Sometimes it does not require over-activity or over­-use of a nutrient at an organ to increase intake requirements. In cases of constitutional weakness, there may well be an in­built resistance of certain tissues to the take-­up of minerals and other important nutrients – this would mean that a higher level in circulation would be necessary for favourable function, assuming there are no restrictions in intestinal absorption. To a certain extent, two different people will always exhibit different levels of absorption a) from the gut and b) from the bloodstream into the cells. This concept explains why some individuals respond well to higher levels of minerals (either through food or supplementation) and why finding a ‘standard’ supplementary dose of a nutrient remains a fruitless quest.

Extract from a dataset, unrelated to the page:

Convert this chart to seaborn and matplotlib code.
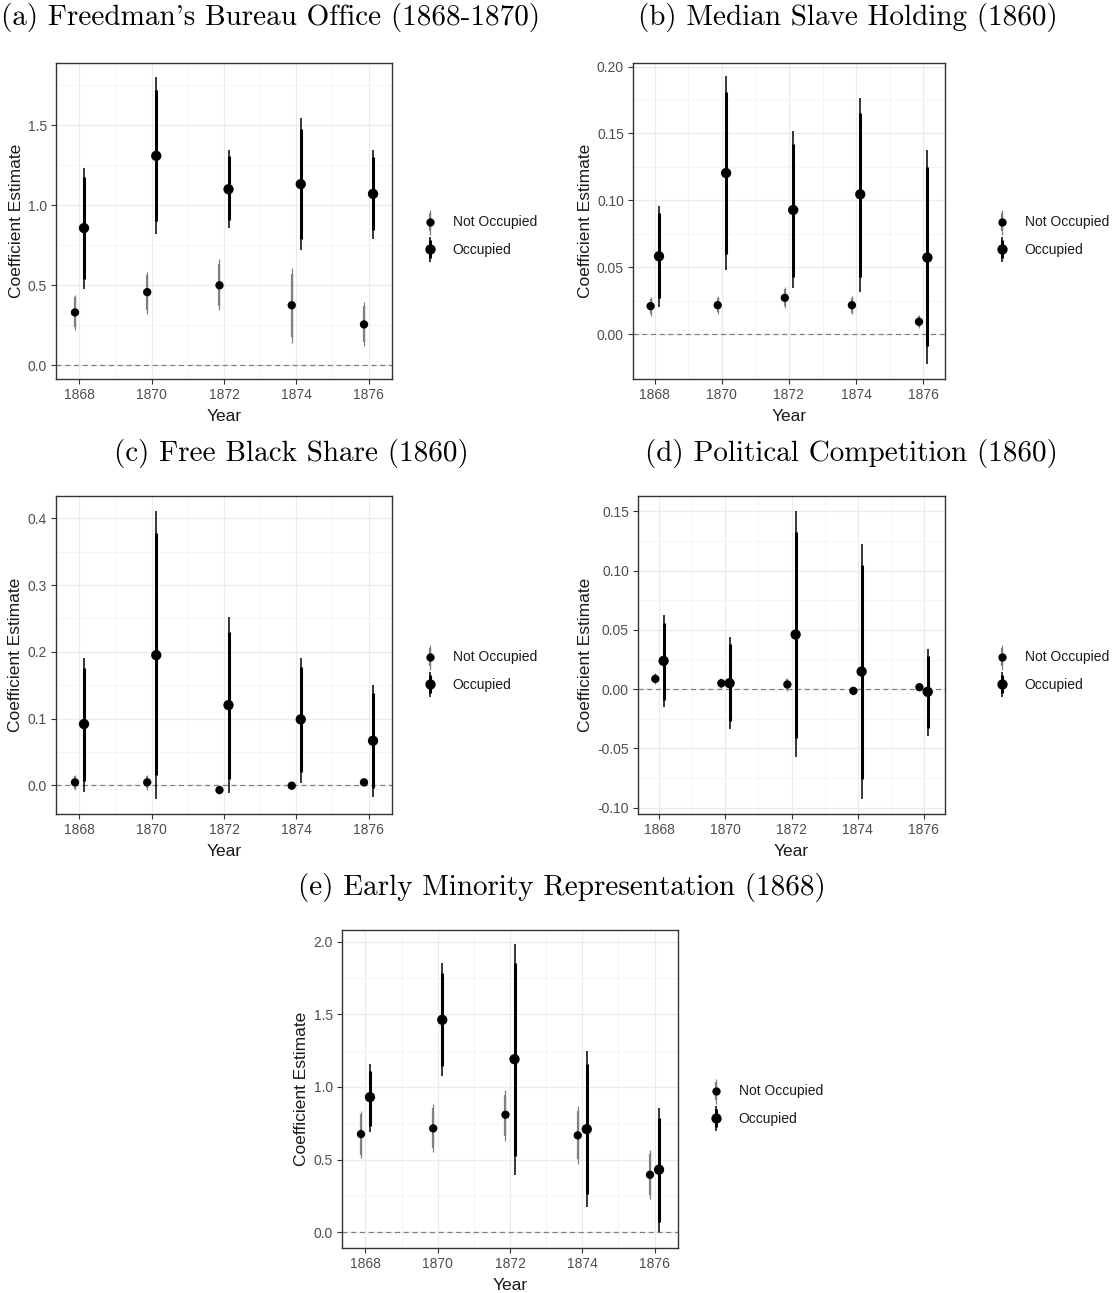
import numpy as np
import pandas as pd
import matplotlib
matplotlib.use("Agg")
import matplotlib.pyplot as plt
from matplotlib.lines import Line2D
from matplotlib.legend_handler import HandlerTuple
import seaborn as sns

# ---------------- data (est, lo95, hi95, lo90, hi90) per year ----------------
YEARS = [1868, 1870, 1872, 1874, 1876]
GROUPS = ["Not Occupied", "Occupied"]

A_NOT = [(0.329, 0.218, 0.441, 0.235, 0.426), (0.456, 0.318, 0.583, 0.347, 0.562),
         (0.499, 0.347, 0.666, 0.370, 0.635), (0.374, 0.135, 0.610, 0.177, 0.572),
         (0.254, 0.121, 0.395, 0.146, 0.370)]
A_OCC = [(0.857, 0.476, 1.236, 0.539, 1.175), (1.309, 0.822, 1.804, 0.899, 1.720),
         (1.100, 0.857, 1.348, 0.905, 1.311), (1.132, 0.722, 1.548, 0.790, 1.478),
         (1.071, 0.788, 1.348, 0.843, 1.300)]

B_NOT = [(0.0209, 0.0137, 0.0276, 0.0152, 0.0262), (0.0216, 0.0152, 0.0281, 0.0163, 0.0270),
         (0.0271, 0.0194, 0.0350, 0.0207, 0.0335), (0.0216, 0.0147, 0.0286, 0.0158, 0.0273),
         (0.0092, 0.0042, 0.0144, 0.0051, 0.0135)]
B_OCC = [(0.0582, 0.0206, 0.0958, 0.0269, 0.0903), (0.1204, 0.0480, 0.1928, 0.0600, 0.1810),
         (0.0928, 0.0343, 0.1517, 0.0430, 0.1420), (0.1045, 0.0318, 0.1764, 0.0430, 0.1650),
         (0.0572, -0.0224, 0.1380, -0.0092, 0.1250)]

C_NOT = [(0.0045, -0.0075, 0.0160, -0.0055, 0.0140), (0.0045, -0.0065, 0.0155, -0.0045, 0.0135),
         (-0.0070, -0.0125, -0.0015, -0.0115, -0.0025), (-0.0005, -0.0055, 0.0045, -0.0045, 0.0035),
         (0.0045, -0.0015, 0.0105, -0.0005, 0.0095)]
C_OCC = [(0.0918, -0.0105, 0.1915, 0.0060, 0.1756), (0.1950, -0.0204, 0.4115, 0.0160, 0.3776),
         (0.1202, -0.0115, 0.2524, 0.0095, 0.2304), (0.0988, 0.0035, 0.1915, 0.0195, 0.1770),
         (0.0668, -0.0175, 0.1506, -0.0040, 0.1380)]

D_NOT = [(0.0087, 0.0042, 0.0135, 0.0050, 0.0127), (0.0050, 0.0006, 0.0096, 0.0013, 0.0088),
         (0.0040, -0.0014, 0.0093, -0.0005, 0.0085), (-0.0014, -0.0045, 0.0017, -0.0040, 0.0012),
         (0.0017, -0.0011, 0.0045, -0.0006, 0.0040)]
D_OCC = [(0.0239, -0.0154, 0.0624, -0.0090, 0.0560), (0.0051, -0.0334, 0.0444, -0.0270, 0.0380),
         (0.0461, -0.0576, 0.1506, -0.0410, 0.1330), (0.0149, -0.0927, 0.1225, -0.0756, 0.1050),
         (-0.0022, -0.0393, 0.0340, -0.0330, 0.0280)]

E_NOT = [(0.676, 0.509, 0.838, 0.534, 0.816), (0.715, 0.554, 0.880, 0.580, 0.855),
         (0.809, 0.628, 0.976, 0.660, 0.946), (0.667, 0.470, 0.871, 0.504, 0.838),
         (0.396, 0.229, 0.568, 0.259, 0.538)]
E_OCC = [(0.930, 0.692, 1.159, 0.733, 1.113), (1.462, 1.077, 1.851, 1.145, 1.782),
         (1.191, 0.396, 1.982, 0.527, 1.856), (0.710, 0.174, 1.249, 0.266, 1.159),
         (0.431, 0.000, 0.855, 0.069, 0.786)]

TITLES = ["(a) Freedman's Bureau Office (1868-1870)",
          "(b) Median Slave Holding (1860)",
          "(c) Free Black Share (1860)",
          "(d) Political Competition (1860)",
          "(e) Early Minority Representation (1868)"]

A_YTICKS = [0.0, 0.5, 1.0, 1.5]
B_YTICKS = [0.00, 0.05, 0.10, 0.15, 0.20]
C_YTICKS = [0.0, 0.1, 0.2, 0.3, 0.4]
D_YTICKS = [-0.10, -0.05, 0.00, 0.05, 0.10, 0.15]
E_YTICKS = [0.0, 0.5, 1.0, 1.5, 2.0]

# ---------------- style ----------------
sns.set_theme(style="white")
plt.rcParams["font.family"] = ["Liberation Sans", "DejaVu Sans"]
plt.rcParams["axes.unicode_minus"] = False

W, H = 1119, 1293
fig = plt.figure(figsize=(W / 100, H / 100), dpi=100)
fig.patch.set_facecolor("white")

GREY = "#808080"
DODGE = {"Not Occupied": -0.125, "Occupied": 0.125}
LINE_COL = {"Not Occupied": GREY, "Occupied": "black"}
LW_THIN = {"Not Occupied": 0.9, "Occupied": 1.1}
LW_THICK = {"Not Occupied": 1.6, "Occupied": 2.2}
PT_SIZE = {"Not Occupied": 36, "Occupied": 55}


def make_df(not_rows, occ_rows):
    recs = []
    for g, rows in zip(GROUPS, [not_rows, occ_rows]):
        for yr, (est, lo95, hi95, lo90, hi90) in zip(YEARS, rows):
            recs.append(dict(year=yr, group=g, est=est, lo95=lo95, hi95=hi95,
                             lo90=lo90, hi90=hi90))
    df = pd.DataFrame(recs)
    df["xpos"] = df["year"] + df["group"].map(DODGE)
    return df


def px_axes(x0, y0, x1, y1):
    return fig.add_axes([x0 / W, 1 - y1 / H, (x1 - x0) / W, (y1 - y0) / H])


def panel(rect, df, ylim, yticks, yminor, fmt):
    ax = px_axes(*rect)
    ax.set_facecolor("white")
    for g in GROUPS:
        d = df[df["group"] == g]
        ax.vlines(d["xpos"], d["lo95"], d["hi95"], color=LINE_COL[g],
                  lw=LW_THIN[g], zorder=3)
        ax.vlines(d["xpos"], d["lo90"], d["hi90"], color=LINE_COL[g],
                  lw=LW_THICK[g], zorder=3)
    sns.scatterplot(data=df, x="xpos", y="est", hue="group", size="group",
                    palette={"Not Occupied": "black", "Occupied": "black"},
                    sizes=PT_SIZE, size_order=GROUPS[::-1], legend=False, ax=ax,
                    linewidth=0, zorder=4)
    ax.axhline(0, color=GREY, lw=0.9, ls=(0, (4, 3)), zorder=2)
    ax.set_xlim(1867.35, 1876.65)
    ax.set_ylim(*ylim)
    ax.set_xticks(YEARS)
    ax.set_xticks([1869, 1871, 1873, 1875], minor=True)
    ax.set_yticks(yticks)
    ax.set_yticklabels([fmt.format(v) for v in yticks])
    ax.set_yticks(yminor, minor=True)
    ax.grid(which="major", color="#EBEBEB", lw=0.9)
    ax.grid(which="minor", color="#F4F4F4", lw=0.6)
    ax.set_axisbelow(True)
    for s in ax.spines.values():
        s.set_color("#333333")
        s.set_linewidth(1.0)
        s.set_visible(True)
    ax.tick_params(which="major", direction="out", length=3.5, width=0.8,
                   color="#333333", labelcolor="#4D4D4D", labelsize=10, pad=3,
                   left=True, bottom=True)
    ax.tick_params(which="minor", length=0)
    ax.set_xlabel("Year", fontsize=12.5, color="#1A1A1A", labelpad=5)
    ax.set_ylabel("Coefficient Estimate", fontsize=12.5, color="#1A1A1A", labelpad=3)
    return ax


def legend_at(x_px, y_px):
    handles = []
    for g in GROUPS:
        thin = Line2D([], [], marker="|", markersize=18, mew=LW_THIN[g],
                      color=LINE_COL[g], ls="None")
        thick = Line2D([], [], marker="|", markersize=13, mew=LW_THICK[g],
                       color=LINE_COL[g], ls="None")
        dot = Line2D([], [], marker="o", markersize=np.sqrt(PT_SIZE[g]),
                     color="black", mew=0, ls="None")
        handles.append((thin, thick, dot))
    fig.legend(handles, GROUPS, handler_map={tuple: HandlerTuple(ndivide=1, pad=0)},
               loc="center left", bbox_to_anchor=(x_px / W, 1 - y_px / H),
               frameon=False, fontsize=10, handlelength=1.0, handletextpad=1.15,
               labelspacing=0.95, borderpad=0, borderaxespad=0,
               labelcolor="#1A1A1A")


pa = panel((56, 63, 392, 379), make_df(A_NOT, A_OCC), (-0.0875, 1.89), A_YTICKS,
           [0.25, 0.75, 1.25, 1.75], "{:.1f}")
pb = panel((633, 63, 945, 379), make_df(B_NOT, B_OCC), (-0.0336, 0.2027), B_YTICKS,
           [0.025, 0.075, 0.125, 0.175], "{:.2f}")
pc = panel((56, 496, 392, 814), make_df(C_NOT, C_OCC), (-0.0429, 0.4334), C_YTICKS,
           [0.05, 0.15, 0.25, 0.35], "{:.1f}")
pd_ = panel((638, 496, 945, 814), make_df(D_NOT, D_OCC), (-0.1053, 0.163), D_YTICKS,
            [-0.075, -0.025, 0.025, 0.075, 0.125], "{:.2f}")
pe = panel((342, 930, 678, 1248), make_df(E_NOT, E_OCC), (-0.1077, 2.08), E_YTICKS,
           [0.25, 0.75, 1.25, 1.75], "{:.1f}")

legend_at(423, 236)
legend_at(995, 236)
legend_at(423, 671)
legend_at(995, 671)
legend_at(709, 1105)

title_pos = [(271, 18), (848, 18), (291, 453), (851, 453), (562, 888)]
for t, (x, y) in zip(TITLES, title_pos):
    fig.text(x / W, 1 - y / H, t, ha="center", va="center",
             fontfamily="cmr10", fontsize=21, color="black")

fig.savefig("out.png", dpi=100, facecolor="white")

Just like muscle fascia is formed differently in some individuals, so are the tissues of their organs and this has a significant impact on the uptake and assimilation of each mineral. Whilst I feel that environmental factors will always be the prime factor in the different nutrient requirements between individuals, this genetic disparity should not be ignored in evaluating clients needs.

Clearly there are numerous factors involved that can disrupt delivery of minerals to the cell. The fluid balance of the body is extremely relevant in this sense and that, ironically, is controlled by the levels of two macrominerals, sodium and potassium. Both of these cations (positively charged ions) regulate water and fluid balance; sodium holds extra­ cellular fluid (water outside the cells) potassium holds intra­cellular fluid (water inside the cells). When the levels of sodium are low, overall hydration and ability to hold onto water will be compromised – this will reduce the pool of fluid from which cells draw their fluid and nutrient supply from so this can reduce the cellular uptake microminerals. Potassium is massively important in controlling the micromineral content of cells as, through the process of osmosis, potassium entering cells draws with it the extracellular fluid (and the nutrients it contains).

Suitable sodium:potassium balance is dependent on the operation of the kidneys in removing whichever element is unneeded to maintain the most beneficial ratio. However, the kidneys are also responsive to adrenal hormones like aldosterone (which retains sodium). Of course, appropriate function of the adrenal glands is, like other organs, dependent on a good supply of fluids and minerals themselves. Like most other body systems, the task of finding perfect balance is complex and dependent on multiple factors.

A simple starting point is to eat a diet that contains vegetables in high quantities, especially the cruciferous types such as broccoli and spinach, together with a full ­spectrum multivitamin/mineral complex. The additional of magnesium (400mg/day) and zinc (30mg) and iodine (2 drops Lugols solution) should form a strong base of mineral intake in many cases although, as mentioned in the first paragraph, there are numerous factors that could make this level of intake insufficient.

The level of interaction of individual organs, general fluid balance and the counter­ dependence of different bodily systems shows perfectly the array of factors in maintaining mineral balance. It is impossible to maintain optimal levels of these nutrients without an appropriate intake that is absorbed, transported and assimilated well and all factors that affect this should be properly considered.